Singing in labour is sacred. In the middle of a contraction, without warning, the note rises out of the woman. She sings to the baby, to herself, to all women. Her song can connect her to both the earth and the sky.
This past week, without planning, each woman has found her voice in labour, grabbed onto the edge of a note, and used it to take her through to the end of the contraction.
On Monday...we might not have heard her sing aloud in labour, but my first client this week drew power from the Dixie Chicks and others, by candlelight...
Then, on Wednesday, came Hushabye Mountain... "The winds of night so softly are sighing/soon they will fly your troubles to sea." She was in the shower, and the pure notes merged with the sound of the water. A nurse walked into the darkened room where I was sitting, and she stopped, stood still, and listened....then walked away. The tune found a reprise when she was pushing.
On Saturday, a woman hummed a secret tune while in the birthing pool...then continued to tone "aaahhh...oohhhh..." while waiting for her long wanted baby.
Then, on Sunday, the humming and toning and singing grew until it became an amazing birth roar. The power of the roar helped her to soar crazily to the peak of transition, then shift into the bearing down. No longer confused, she grabbed onto that low note and dug deep into the earth to birth her baby. She laughed.
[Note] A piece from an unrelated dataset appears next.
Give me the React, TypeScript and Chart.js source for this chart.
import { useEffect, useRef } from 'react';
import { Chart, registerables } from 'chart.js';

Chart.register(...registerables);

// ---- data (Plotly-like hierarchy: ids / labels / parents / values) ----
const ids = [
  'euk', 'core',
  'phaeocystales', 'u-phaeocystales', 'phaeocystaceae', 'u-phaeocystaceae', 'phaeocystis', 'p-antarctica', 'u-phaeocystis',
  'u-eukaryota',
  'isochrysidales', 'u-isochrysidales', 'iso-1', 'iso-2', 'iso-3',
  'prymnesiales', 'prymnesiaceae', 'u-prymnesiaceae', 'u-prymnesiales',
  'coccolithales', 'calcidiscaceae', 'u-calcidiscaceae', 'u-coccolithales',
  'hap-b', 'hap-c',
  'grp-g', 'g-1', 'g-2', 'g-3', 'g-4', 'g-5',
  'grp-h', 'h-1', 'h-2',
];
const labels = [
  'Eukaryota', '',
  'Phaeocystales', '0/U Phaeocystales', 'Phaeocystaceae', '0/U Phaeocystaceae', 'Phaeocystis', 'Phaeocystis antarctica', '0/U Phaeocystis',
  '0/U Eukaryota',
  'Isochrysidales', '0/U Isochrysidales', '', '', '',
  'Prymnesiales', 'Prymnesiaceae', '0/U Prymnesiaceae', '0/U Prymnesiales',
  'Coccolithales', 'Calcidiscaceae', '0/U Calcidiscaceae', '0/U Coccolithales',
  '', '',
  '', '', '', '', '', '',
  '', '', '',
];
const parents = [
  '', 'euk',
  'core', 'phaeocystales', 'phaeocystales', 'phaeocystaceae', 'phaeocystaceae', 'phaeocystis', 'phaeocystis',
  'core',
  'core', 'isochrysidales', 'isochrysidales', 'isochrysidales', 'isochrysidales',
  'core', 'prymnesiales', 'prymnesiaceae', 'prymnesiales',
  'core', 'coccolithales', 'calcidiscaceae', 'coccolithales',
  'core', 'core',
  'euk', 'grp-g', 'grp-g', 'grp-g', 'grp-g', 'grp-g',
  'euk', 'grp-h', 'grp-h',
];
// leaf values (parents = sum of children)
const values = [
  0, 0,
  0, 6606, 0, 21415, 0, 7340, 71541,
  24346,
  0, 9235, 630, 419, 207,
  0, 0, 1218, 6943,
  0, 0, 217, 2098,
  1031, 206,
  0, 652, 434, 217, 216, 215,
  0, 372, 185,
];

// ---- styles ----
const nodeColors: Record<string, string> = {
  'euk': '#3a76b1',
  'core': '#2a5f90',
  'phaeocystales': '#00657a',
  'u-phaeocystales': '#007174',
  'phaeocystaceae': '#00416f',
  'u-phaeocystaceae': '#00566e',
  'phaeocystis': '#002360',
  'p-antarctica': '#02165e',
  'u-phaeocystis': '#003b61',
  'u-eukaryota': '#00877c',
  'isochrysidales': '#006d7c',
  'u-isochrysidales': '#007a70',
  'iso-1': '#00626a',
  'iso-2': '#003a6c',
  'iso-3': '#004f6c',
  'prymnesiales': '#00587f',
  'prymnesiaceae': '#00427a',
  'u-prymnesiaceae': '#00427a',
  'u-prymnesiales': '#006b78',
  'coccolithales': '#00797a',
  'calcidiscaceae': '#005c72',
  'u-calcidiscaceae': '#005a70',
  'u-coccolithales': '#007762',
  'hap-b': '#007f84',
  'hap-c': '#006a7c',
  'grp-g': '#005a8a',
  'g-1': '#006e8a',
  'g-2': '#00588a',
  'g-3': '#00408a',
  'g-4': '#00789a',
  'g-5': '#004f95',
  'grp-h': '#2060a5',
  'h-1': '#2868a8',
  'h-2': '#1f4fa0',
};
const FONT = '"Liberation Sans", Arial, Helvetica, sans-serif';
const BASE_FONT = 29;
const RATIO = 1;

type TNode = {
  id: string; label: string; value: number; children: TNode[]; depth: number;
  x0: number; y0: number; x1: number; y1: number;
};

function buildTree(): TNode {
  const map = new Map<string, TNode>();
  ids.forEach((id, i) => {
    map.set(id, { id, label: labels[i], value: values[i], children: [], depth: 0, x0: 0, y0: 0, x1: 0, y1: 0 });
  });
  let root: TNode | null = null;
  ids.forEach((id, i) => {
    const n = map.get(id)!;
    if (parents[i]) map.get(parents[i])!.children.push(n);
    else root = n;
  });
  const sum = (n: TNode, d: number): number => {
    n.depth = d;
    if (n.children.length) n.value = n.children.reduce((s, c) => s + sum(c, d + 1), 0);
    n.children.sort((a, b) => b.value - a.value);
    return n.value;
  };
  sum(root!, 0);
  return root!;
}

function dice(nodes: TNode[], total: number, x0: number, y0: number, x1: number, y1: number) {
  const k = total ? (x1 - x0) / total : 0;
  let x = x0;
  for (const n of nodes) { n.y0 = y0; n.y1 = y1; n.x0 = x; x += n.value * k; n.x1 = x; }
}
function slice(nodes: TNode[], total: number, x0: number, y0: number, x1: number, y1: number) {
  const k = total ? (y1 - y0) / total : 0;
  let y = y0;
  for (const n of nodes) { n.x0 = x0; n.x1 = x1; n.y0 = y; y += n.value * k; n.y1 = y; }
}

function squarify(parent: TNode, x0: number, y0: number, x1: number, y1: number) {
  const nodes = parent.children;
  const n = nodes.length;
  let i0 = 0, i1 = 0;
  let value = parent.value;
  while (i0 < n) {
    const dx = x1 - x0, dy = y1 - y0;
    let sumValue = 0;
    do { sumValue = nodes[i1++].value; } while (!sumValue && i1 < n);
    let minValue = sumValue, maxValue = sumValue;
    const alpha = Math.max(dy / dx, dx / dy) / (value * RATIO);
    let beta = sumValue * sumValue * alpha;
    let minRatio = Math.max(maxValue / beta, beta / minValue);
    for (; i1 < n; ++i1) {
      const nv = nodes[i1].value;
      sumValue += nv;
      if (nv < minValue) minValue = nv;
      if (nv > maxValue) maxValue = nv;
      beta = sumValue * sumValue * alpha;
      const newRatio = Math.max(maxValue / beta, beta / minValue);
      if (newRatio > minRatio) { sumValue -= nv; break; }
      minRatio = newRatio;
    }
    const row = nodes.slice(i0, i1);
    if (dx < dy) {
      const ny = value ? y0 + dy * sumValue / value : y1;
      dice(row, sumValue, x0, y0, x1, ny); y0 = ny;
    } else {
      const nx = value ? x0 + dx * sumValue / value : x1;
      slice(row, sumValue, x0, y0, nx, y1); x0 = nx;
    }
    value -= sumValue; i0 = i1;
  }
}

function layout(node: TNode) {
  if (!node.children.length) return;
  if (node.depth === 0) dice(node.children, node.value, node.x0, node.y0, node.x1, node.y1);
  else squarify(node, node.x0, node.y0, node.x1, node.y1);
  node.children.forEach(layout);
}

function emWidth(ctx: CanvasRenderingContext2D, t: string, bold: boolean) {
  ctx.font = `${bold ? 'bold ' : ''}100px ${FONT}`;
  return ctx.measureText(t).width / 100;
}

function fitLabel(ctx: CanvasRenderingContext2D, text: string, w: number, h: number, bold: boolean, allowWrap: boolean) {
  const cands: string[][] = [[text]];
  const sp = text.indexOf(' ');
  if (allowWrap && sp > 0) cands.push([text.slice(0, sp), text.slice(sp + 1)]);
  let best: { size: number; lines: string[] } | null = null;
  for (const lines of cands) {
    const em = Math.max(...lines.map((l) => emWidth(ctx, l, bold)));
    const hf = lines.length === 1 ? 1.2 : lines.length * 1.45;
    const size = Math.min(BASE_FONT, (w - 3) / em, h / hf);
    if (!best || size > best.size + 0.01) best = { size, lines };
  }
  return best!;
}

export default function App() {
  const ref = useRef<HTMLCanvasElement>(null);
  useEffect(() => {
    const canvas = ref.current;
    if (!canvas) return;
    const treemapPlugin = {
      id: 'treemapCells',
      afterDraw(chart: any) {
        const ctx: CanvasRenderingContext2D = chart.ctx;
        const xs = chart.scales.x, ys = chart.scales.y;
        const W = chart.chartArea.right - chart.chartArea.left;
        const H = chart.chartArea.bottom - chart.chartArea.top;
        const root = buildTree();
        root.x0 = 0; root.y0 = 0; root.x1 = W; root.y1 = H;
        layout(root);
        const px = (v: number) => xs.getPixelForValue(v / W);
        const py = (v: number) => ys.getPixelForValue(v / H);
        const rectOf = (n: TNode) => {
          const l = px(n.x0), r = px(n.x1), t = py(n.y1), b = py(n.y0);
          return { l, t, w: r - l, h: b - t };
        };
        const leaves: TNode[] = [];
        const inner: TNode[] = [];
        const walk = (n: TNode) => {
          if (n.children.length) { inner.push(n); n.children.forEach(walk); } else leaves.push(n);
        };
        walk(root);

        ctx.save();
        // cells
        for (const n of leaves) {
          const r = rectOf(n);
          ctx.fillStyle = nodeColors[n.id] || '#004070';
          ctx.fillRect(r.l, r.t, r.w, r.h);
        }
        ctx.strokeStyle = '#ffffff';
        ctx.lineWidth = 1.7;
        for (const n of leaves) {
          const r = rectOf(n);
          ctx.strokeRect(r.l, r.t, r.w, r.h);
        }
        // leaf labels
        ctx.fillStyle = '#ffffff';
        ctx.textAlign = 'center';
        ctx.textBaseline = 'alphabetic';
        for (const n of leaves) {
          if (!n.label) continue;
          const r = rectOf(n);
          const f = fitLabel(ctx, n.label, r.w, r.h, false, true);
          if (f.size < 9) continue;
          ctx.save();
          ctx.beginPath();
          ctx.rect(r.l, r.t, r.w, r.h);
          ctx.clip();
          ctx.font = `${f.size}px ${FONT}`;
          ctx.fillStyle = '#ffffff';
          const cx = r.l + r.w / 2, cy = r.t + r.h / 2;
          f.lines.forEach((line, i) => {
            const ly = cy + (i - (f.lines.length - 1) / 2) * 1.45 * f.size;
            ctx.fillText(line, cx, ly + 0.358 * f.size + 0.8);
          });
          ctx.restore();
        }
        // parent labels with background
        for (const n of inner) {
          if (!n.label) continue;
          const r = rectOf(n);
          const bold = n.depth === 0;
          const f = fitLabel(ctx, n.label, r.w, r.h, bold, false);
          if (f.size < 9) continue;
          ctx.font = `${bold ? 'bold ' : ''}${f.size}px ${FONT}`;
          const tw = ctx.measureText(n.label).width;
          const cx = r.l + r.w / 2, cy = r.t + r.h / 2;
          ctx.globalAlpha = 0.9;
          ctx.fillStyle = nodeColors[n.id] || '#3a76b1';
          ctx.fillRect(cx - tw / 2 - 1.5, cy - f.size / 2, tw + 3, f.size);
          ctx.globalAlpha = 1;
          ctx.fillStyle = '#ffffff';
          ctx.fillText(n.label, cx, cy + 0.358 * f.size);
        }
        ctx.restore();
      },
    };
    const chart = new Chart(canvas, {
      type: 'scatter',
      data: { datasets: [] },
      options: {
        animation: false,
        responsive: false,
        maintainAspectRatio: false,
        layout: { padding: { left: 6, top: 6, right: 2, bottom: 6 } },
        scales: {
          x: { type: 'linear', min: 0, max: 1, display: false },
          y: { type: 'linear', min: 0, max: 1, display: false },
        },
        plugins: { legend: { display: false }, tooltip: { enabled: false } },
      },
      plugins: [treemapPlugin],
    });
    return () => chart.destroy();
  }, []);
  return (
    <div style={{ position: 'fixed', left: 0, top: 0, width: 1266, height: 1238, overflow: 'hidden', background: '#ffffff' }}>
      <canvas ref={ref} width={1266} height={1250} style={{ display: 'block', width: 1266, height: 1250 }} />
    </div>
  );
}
The women this week make me think of the other voices that I have heard in labour...and one in particular which remains sacred in my memory. Listen to Seemi sing the Suras. See her as I remember her, a sacred voice at home in the shower, in labour...the room steamy...me, a guardian, lying on the carpeted floor, drifting in and out of sleep.
Thank you to the women in labour who sing... - Jacquie Munro, Vancouver Doula
Jacquie Munro, founder of the "Slow Birth" movement, is an experienced doula and childbirth educator and is well-known for her individualized, intuitive approach to supporting families in the childbearing year and beyond. Since 1987, she has provided support at over one thousand births, at home and in hospital, and taught thousands of expectant parents. At home, Jacquie lives only a bike ride away from four generations of her family. You can usually find her at the park or beach, playing beside her twin grandsons who call her "Deecy".